Tayfun Atay a également remarqué, outre ces slogans et ces tee-shirts appelant Tayyip Erdogan "commandant en chef", qui là encore positionnent le président turc en successeur du Mustafa Kemal "soldat", l'emplacement des leaders des partis nationaliste et kémaliste dans la tribune d'honneur : ils étaient "sur les bords", les officiels du parti au pouvoir et leurs épouses, la tête dûment couverte, en occupant le centre.

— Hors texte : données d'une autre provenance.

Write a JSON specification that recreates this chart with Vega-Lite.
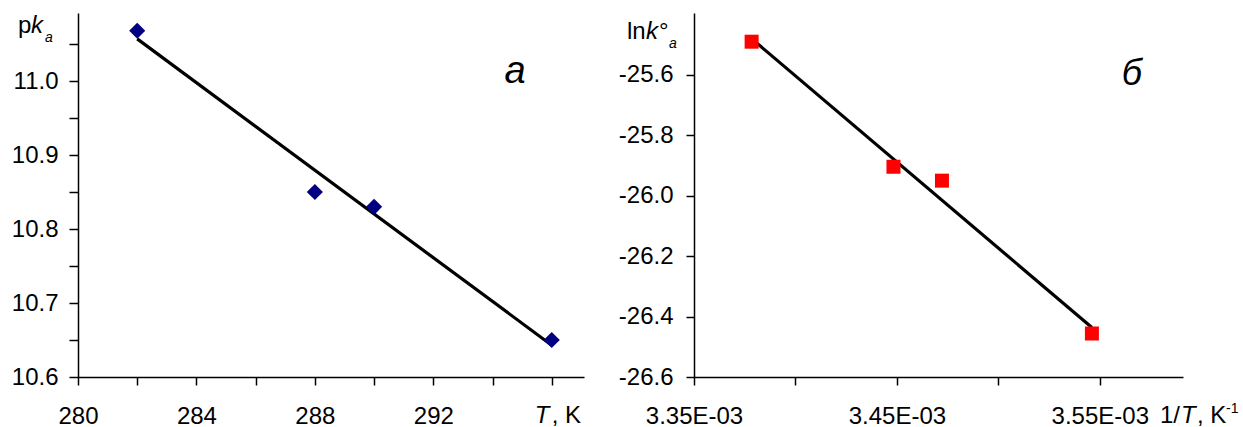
{
  "$schema": "https://vega.github.io/schema/vega-lite/v6.json",
  "padding": {"left": 11, "top": 13, "right": 0, "bottom": 0},
  "spacing": 34,
  "background": "white",
  "config": {
    "view": {"stroke": null},
    "font": "Liberation Sans",
    "axis": {
      "grid": false,
      "domainColor": "black",
      "domainWidth": 1.5,
      "tickColor": "black",
      "tickWidth": 1.5,
      "labelFont": "Liberation Sans",
      "labelFontSize": 24,
      "labelColor": "black",
      "labelOverlap": false,
      "labelFlush": false,
      "title": null
    },
    "text": {"font": "Liberation Sans", "color": "black"}
  },
  "datasets": {
    "a_points": [
      {"T": 282, "pKa": 11.068},
      {"T": 288, "pKa": 10.85},
      {"T": 290, "pKa": 10.83},
      {"T": 296, "pKa": 10.65}
    ],
    "a_line": [
      {"T": 282, "pKa": 11.057},
      {"T": 296, "pKa": 10.643}
    ],
    "b_points": [
      {"invT": 0.0033784, "lnK": -25.49},
      {"invT": 0.0034483, "lnK": -25.904},
      {"invT": 0.0034722, "lnK": -25.95},
      {"invT": 0.0035461, "lnK": -26.456}
    ],
    "b_line": [
      {"invT": 0.0033784, "lnK": -25.48},
      {"invT": 0.0035461, "lnK": -26.436}
    ],
    "one": [{}]
  },
  "hconcat": [
    {
      "width": 506,
      "height": 364,
      "layer": [
        {
          "data": {"name": "a_line"},
          "mark": {"type": "line", "color": "black", "strokeWidth": 3.2},
          "encoding": {
            "x": {
              "field": "T", "type": "quantitative",
              "scale": {"domain": [280, 297.09], "nice": false, "zero": false},
              "axis": {
                "values": [280, 282, 284, 286, 288, 290, 292, 294, 296],
                "labelExpr": "datum.value % 4 == 0 && datum.value < 296 ? datum.value : ''",
                "tickSize": 8,
                "labelPadding": 19
              }
            },
            "y": {
              "field": "pKa", "type": "quantitative",
              "scale": {"domain": [10.6, 11.092], "nice": false, "zero": false},
              "axis": {
                "values": [10.6, 10.65, 10.7, 10.75, 10.8, 10.85, 10.9, 10.95, 11.0, 11.05],
                "labelExpr": "abs(datum.value*10 - round(datum.value*10)) < 0.01 ? format(datum.value, '.1f') : ''",
                "tickSize": 9,
                "labelPadding": 11
              }
            }
          }
        },
        {
          "data": {"name": "a_points"},
          "mark": {"type": "point", "shape": "diamond", "filled": true, "color": "#000080", "size": 260, "opacity": 1},
          "encoding": {
            "x": {"field": "T", "type": "quantitative"},
            "y": {"field": "pKa", "type": "quantitative"}
          }
        },
        {
          "data": {"name": "one"},
          "mark": {"type": "text", "text": "a", "fontSize": 38, "fontStyle": "italic", "align": "center", "baseline": "alphabetic", "dy": 2},
          "encoding": {"x": {"datum": 294.76}, "y": {"datum": 11.0}}
        },
        {
          "data": {"name": "one"},
          "mark": {"type": "text", "text": "p", "fontSize": 24, "align": "left", "baseline": "alphabetic", "dx": -60, "dy": 20},
          "encoding": {"x": {"datum": 280}, "y": {"datum": 11.092}}
        },
        {
          "data": {"name": "one"},
          "mark": {"type": "text", "text": "k", "fontSize": 24, "fontStyle": "italic", "align": "left", "baseline": "alphabetic", "dx": -47, "dy": 20},
          "encoding": {"x": {"datum": 280}, "y": {"datum": 11.092}}
        },
        {
          "data": {"name": "one"},
          "mark": {"type": "text", "text": "a", "fontSize": 14, "fontStyle": "italic", "align": "left", "baseline": "alphabetic", "dx": -33, "dy": 29},
          "encoding": {"x": {"datum": 280}, "y": {"datum": 11.092}}
        },
        {
          "data": {"name": "one"},
          "mark": {"type": "text", "text": "T", "fontSize": 24, "fontStyle": "italic", "align": "left", "baseline": "alphabetic", "dx": -17, "dy": 46},
          "encoding": {"x": {"datum": 296}, "y": {"datum": 10.6}}
        },
        {
          "data": {"name": "one"},
          "mark": {"type": "text", "text": ", K", "fontSize": 24, "align": "left", "baseline": "alphabetic", "dx": 0, "dy": 46},
          "encoding": {"x": {"datum": 296}, "y": {"datum": 10.6}}
        }
      ]
    },
    {
      "width": 489,
      "height": 364,
      "layer": [
        {
          "data": {"name": "b_line"},
          "mark": {"type": "line", "color": "black", "strokeWidth": 3.2},
          "encoding": {
            "x": {
              "field": "invT", "type": "quantitative",
              "scale": {"domain": [0.00335, 0.003591], "nice": false, "zero": false},
              "axis": {
                "values": [0.00335, 0.0034, 0.00345, 0.0035, 0.00355],
                "labelExpr": "round(datum.value*1e5) % 10 == 5 ? format(datum.value*1000, '.2f') + 'E-03' : ''",
                "tickSize": 8,
                "labelPadding": 19
              }
            },
            "y": {
              "field": "lnK", "type": "quantitative",
              "scale": {"domain": [-26.6, -25.395], "nice": false, "zero": false},
              "axis": {
                "values": [-26.6, -26.5, -26.4, -26.3, -26.2, -26.1, -26.0, -25.9, -25.8, -25.7, -25.6, -25.5],
                "labelExpr": "abs(datum.value*5 - round(datum.value*5)) < 0.01 ? '-' + format(abs(datum.value), '.1f') : ''",
                "tickSize": 8,
                "labelPadding": 13
              }
            }
          }
        },
        {
          "data": {"name": "b_points"},
          "mark": {"type": "point", "shape": "square", "filled": true, "color": "#FF0000", "size": 196, "opacity": 1},
          "encoding": {
            "x": {"field": "invT", "type": "quantitative"},
            "y": {"field": "lnK", "type": "quantitative"}
          }
        },
        {
          "data": {"name": "one"},
          "mark": {"type": "text", "text": "б", "fontSize": 36, "fontStyle": "italic", "align": "center", "baseline": "alphabetic", "dy": 10},
          "encoding": {"x": {"datum": 0.0035658}, "y": {"datum": -25.6}}
        },
        {
          "data": {"name": "one"},
          "mark": {"type": "text", "text": "ln", "fontSize": 24, "align": "left", "baseline": "alphabetic", "dx": -67, "dy": 26},
          "encoding": {"x": {"datum": 0.00335}, "y": {"datum": -25.395}}
        },
        {
          "data": {"name": "one"},
          "mark": {"type": "text", "text": "k", "fontSize": 24, "fontStyle": "italic", "align": "left", "baseline": "alphabetic", "dx": -48, "dy": 26},
          "encoding": {"x": {"datum": 0.00335}, "y": {"datum": -25.395}}
        },
        {
          "data": {"name": "one"},
          "mark": {"type": "text", "text": "°", "fontSize": 24, "align": "left", "baseline": "alphabetic", "dx": -35, "dy": 26},
          "encoding": {"x": {"datum": 0.00335}, "y": {"datum": -25.395}}
        },
        {
          "data": {"name": "one"},
          "mark": {"type": "text", "text": "a", "fontSize": 14, "fontStyle": "italic", "align": "left", "baseline": "alphabetic", "dx": -25, "dy": 35},
          "encoding": {"x": {"datum": 0.00335}, "y": {"datum": -25.395}}
        },
        {
          "data": {"name": "one"},
          "mark": {"type": "text", "text": "1/", "fontSize": 24, "align": "left", "baseline": "alphabetic", "dx": -23, "dy": 46},
          "encoding": {"x": {"datum": 0.003591}, "y": {"datum": -26.6}}
        },
        {
          "data": {"name": "one"},
          "mark": {"type": "text", "text": "T", "fontSize": 24, "fontStyle": "italic", "align": "left", "baseline": "alphabetic", "dx": -2, "dy": 46},
          "encoding": {"x": {"datum": 0.003591}, "y": {"datum": -26.6}}
        },
        {
          "data": {"name": "one"},
          "mark": {"type": "text", "text": ", K", "fontSize": 24, "align": "left", "baseline": "alphabetic", "dx": 14, "dy": 46},
          "encoding": {"x": {"datum": 0.003591}, "y": {"datum": -26.6}}
        },
        {
          "data": {"name": "one"},
          "mark": {"type": "text", "text": "-1", "fontSize": 14, "align": "left", "baseline": "alphabetic", "dx": 43, "dy": 36},
          "encoding": {"x": {"datum": 0.003591}, "y": {"datum": -26.6}}
        }
      ]
    }
  ]
}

Tout un symbole pour l'éditorialiste de Cumhuriyet (kémaliste), qui voit non une révolution, mais un réarrangement du compromis sur lequel fonctionne l'Etat turc depuis au moins les années 1960 : dans cette "Ancienne Turquie", comme nous l'avons évoqué, le "camp laïc" n'était pas en guerre ouverte contre la religion, mais la tenait sous contrôle tout en usant de ses symboles et d'une partie de sa rhétorique, afin de conserver le centre du pouvoir. Dès lors, dans la "Nouvelle Turquie" re-fondée par Tayyip Erdogan, le kémalisme pourrait-il jouer le rôle d'une idéologie que le parti au pouvoir ne rechigne pas à évoquer, tandis que les kémalistes, associés à la périphérie du pouvoir, reconnaissent la centralité du parti de Tayyip Erdogan ?
La légende de Mustafa Kemal et de ses combattants libérant le territoire turc est ainsi allègrement reprise par le parti au pouvoir, qui confère aux foules s'étant dressée contre les chars des putschistes une légitimité de libérateurs et de re-fondateurs de la république ainsi sauvée. Une enquête de l'institut Konda effectuée lors de "Meetings de la démocratie" du 26 juillet à Istanbul montre parfaitement que ces foules sont à 80 % des électeurs du parti au pouvoir (2,9 % de kémalistes, 4,3 % de nationalistes), à 42 % des "conservateurs traditionnels" et 41 % des "conservateurs religieux" (16 % de "modernes"), et que leur motivation première est "la patrie" (35 %), suivie de la "veille pour la démocratie" (21 %).
C'est bien cette idéologie conservatrice/religieuse-démocratique/patriotique qui est, désormais, politiquement centrale en Turquie et qu'incarne Tayyip Erdogan. Un éditorialiste de Sabah (pro-gouvernement) voit dans l'esprit du meeting d'Istanbul le signe d'une nouvelle "socialité" du pays, "chaude et vraie". Dans Cumhuriyet au contraire, une autre éditorialiste, craint que ce nouvel équilibre ne puisse se diriger que vers une nouvel autoritarisme, religieux cette fois-ci, comme à chaque fois que ce pays a procédé à une re-fondation (les Jeunes Turcs de 1908, ou la création de la république). Dans Hürriyet, Murat Yetkin évoquant une "nouvelle porte ouverte à Yenikapi" (jeu de mots sur le nom du site du meeting qui signifie "Porte nouvelle"), se demande si celle-ci s'ouvrira sur du "meilleur ou du pire", si Tayyip Erdogan et son premier ministre sauront faire perdurer cet état d'esprit de compromis qui flottait dans l'air du meeting.
Reste une dernière et grande inconnue : la "question kurde", et en particulier le rôle que pourrait tenir le parti de gauche pro-kurde jusqu'ici exclus de ce "nouveau compromis". Nous y reviendrons.